Written instruction: Print, exactly and with both ends included, the lines below that run from the one containing "Convert this chart to matplotlib code." to the one containing "yerr = np.vstack([vals". Pictures are omitted.

Supplied information:
********

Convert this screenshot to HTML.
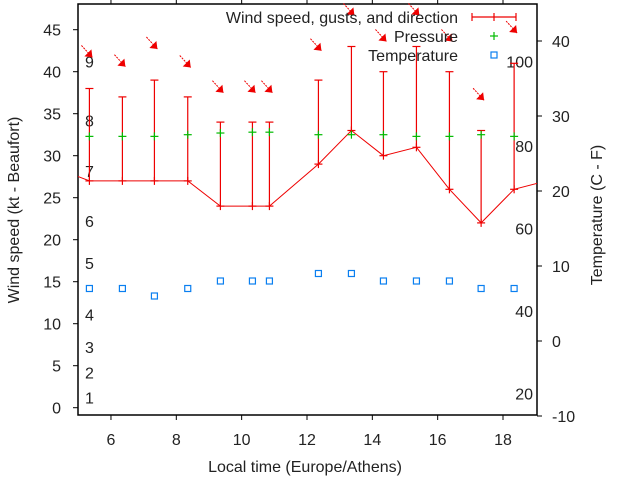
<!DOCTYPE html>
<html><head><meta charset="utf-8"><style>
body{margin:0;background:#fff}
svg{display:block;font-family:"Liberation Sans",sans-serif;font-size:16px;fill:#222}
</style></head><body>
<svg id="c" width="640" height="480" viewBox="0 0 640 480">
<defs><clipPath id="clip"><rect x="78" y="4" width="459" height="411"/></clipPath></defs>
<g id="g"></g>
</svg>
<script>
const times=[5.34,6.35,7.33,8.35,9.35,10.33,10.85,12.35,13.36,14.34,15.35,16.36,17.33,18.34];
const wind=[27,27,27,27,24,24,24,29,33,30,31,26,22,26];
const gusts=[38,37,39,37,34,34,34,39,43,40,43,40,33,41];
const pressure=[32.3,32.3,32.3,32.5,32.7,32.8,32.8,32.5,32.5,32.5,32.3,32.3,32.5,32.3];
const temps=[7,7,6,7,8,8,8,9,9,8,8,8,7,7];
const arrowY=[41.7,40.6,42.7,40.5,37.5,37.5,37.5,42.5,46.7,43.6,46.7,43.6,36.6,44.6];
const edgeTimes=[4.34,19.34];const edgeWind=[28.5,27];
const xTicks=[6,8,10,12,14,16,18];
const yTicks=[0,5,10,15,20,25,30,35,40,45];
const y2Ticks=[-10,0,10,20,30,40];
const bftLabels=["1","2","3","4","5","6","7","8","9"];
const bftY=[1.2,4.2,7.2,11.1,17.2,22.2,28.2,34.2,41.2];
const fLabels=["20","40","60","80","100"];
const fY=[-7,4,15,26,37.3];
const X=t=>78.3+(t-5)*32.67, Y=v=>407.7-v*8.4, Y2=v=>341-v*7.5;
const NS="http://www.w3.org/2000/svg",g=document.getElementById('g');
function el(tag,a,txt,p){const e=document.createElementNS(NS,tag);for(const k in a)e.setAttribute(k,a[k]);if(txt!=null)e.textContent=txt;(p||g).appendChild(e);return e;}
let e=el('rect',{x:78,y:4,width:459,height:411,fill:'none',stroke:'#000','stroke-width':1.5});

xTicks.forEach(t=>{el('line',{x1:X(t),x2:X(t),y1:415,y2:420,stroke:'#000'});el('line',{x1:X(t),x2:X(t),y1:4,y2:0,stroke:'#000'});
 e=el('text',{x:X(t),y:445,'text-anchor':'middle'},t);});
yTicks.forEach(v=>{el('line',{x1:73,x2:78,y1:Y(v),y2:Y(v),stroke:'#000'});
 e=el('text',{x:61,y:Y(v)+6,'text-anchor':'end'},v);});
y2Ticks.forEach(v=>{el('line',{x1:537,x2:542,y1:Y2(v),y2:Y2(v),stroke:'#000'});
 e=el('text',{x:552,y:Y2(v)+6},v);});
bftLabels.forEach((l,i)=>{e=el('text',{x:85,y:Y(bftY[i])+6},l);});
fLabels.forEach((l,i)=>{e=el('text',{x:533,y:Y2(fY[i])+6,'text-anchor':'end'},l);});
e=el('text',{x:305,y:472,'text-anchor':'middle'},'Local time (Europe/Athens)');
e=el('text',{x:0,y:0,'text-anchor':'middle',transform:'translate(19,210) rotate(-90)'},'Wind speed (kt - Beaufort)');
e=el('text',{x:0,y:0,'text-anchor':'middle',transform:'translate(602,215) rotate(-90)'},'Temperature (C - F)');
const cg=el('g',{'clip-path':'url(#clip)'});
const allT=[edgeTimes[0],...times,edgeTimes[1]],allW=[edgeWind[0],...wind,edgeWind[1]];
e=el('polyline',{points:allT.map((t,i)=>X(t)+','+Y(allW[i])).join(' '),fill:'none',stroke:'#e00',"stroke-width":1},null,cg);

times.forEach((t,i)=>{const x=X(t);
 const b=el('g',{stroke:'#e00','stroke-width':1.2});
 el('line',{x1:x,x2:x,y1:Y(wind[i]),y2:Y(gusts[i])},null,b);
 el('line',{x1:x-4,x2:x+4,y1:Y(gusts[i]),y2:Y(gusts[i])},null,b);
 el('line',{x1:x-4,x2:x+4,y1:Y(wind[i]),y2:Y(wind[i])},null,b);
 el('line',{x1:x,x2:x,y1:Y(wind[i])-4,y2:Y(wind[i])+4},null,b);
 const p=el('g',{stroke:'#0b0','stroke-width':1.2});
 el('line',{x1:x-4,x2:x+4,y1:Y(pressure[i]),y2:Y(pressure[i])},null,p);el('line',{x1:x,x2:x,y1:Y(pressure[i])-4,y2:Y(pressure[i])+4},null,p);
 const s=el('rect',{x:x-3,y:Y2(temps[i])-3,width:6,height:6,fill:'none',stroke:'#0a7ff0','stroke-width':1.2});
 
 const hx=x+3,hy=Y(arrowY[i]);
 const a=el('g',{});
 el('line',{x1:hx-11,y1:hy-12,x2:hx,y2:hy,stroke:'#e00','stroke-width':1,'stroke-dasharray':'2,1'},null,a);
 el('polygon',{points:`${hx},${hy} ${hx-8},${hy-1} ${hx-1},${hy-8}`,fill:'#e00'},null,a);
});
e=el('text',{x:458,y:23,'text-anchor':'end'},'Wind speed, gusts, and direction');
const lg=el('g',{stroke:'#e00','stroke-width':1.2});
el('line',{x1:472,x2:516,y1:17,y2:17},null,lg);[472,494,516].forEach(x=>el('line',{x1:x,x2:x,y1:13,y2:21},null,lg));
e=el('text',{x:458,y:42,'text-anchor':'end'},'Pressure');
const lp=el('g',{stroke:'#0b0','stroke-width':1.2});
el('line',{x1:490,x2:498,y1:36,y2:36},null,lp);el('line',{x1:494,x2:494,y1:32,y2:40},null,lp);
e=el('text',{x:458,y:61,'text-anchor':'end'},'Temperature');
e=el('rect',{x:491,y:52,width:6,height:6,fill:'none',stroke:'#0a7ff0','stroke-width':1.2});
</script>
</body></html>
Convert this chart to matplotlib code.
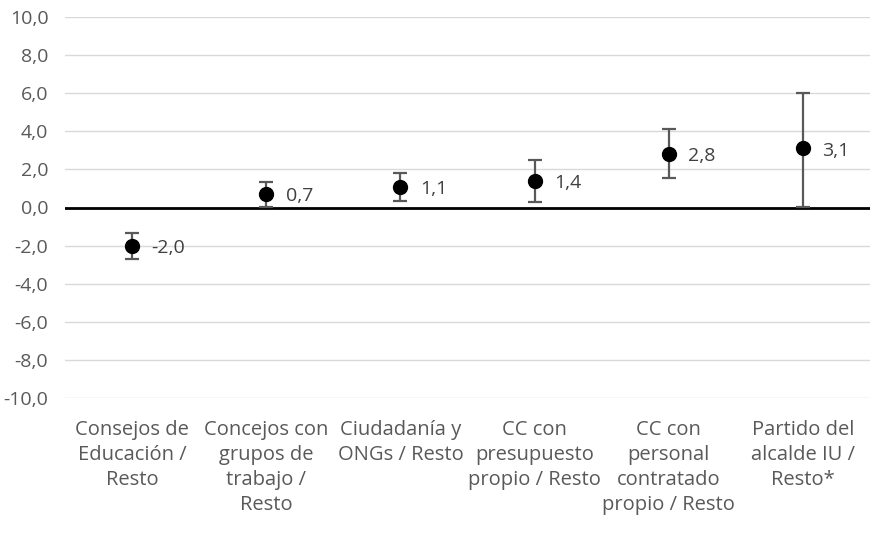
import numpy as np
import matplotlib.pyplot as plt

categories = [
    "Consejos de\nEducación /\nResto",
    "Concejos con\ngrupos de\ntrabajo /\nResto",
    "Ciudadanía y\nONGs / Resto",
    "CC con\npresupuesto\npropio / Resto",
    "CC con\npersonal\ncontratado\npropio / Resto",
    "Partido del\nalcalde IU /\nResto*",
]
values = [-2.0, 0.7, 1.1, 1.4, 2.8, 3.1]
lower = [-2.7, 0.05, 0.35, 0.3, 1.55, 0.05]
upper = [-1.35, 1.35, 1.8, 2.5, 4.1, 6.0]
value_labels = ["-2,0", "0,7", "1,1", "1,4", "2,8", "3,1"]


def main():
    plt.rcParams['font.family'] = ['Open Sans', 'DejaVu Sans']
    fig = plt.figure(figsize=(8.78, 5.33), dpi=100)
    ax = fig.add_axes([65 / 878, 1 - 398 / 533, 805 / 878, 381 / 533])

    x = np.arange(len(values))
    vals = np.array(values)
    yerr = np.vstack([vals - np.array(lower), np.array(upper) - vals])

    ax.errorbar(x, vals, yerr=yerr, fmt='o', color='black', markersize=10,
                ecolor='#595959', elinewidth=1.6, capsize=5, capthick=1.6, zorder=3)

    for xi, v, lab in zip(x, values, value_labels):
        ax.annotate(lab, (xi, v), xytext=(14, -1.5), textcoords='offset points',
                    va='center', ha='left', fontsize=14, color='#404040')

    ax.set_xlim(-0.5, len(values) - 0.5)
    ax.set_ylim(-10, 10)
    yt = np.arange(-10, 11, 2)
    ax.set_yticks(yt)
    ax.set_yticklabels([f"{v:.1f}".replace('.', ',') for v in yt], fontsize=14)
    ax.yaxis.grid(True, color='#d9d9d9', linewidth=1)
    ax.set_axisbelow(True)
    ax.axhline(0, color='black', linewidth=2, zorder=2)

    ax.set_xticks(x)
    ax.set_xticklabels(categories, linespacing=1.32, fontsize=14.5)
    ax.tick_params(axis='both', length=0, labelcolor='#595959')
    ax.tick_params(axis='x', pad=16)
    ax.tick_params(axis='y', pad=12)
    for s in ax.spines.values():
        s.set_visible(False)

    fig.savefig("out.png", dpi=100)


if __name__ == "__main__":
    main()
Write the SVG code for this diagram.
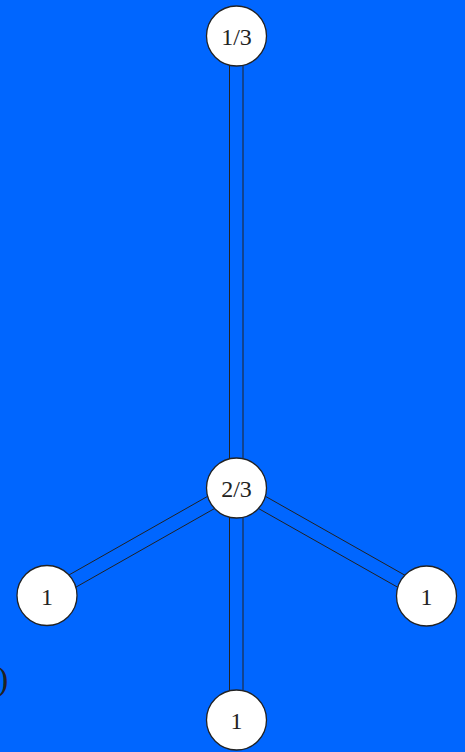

********

Answer for this exercise:
Convert this chart to matplotlib code.
import numpy as np
import matplotlib.pyplot as plt

categories = [
    "Consejos de\nEducación /\nResto",
    "Concejos con\ngrupos de\ntrabajo /\nResto",
    "Ciudadanía y\nONGs / Resto",
    "CC con\npresupuesto\npropio / Resto",
    "CC con\npersonal\ncontratado\npropio / Resto",
    "Partido del\nalcalde IU /\nResto*",
]
values = [-2.0, 0.7, 1.1, 1.4, 2.8, 3.1]
lower = [-2.7, 0.05, 0.35, 0.3, 1.55, 0.05]
upper = [-1.35, 1.35, 1.8, 2.5, 4.1, 6.0]
value_labels = ["-2,0", "0,7", "1,1", "1,4", "2,8", "3,1"]


def main():
    plt.rcParams['font.family'] = ['Open Sans', 'DejaVu Sans']
    fig = plt.figure(figsize=(8.78, 5.33), dpi=100)
    ax = fig.add_axes([65 / 878, 1 - 398 / 533, 805 / 878, 381 / 533])

    x = np.arange(len(values))
    vals = np.array(values)
    yerr = np.vstack([vals - np.array(lower), np.array(upper) - vals])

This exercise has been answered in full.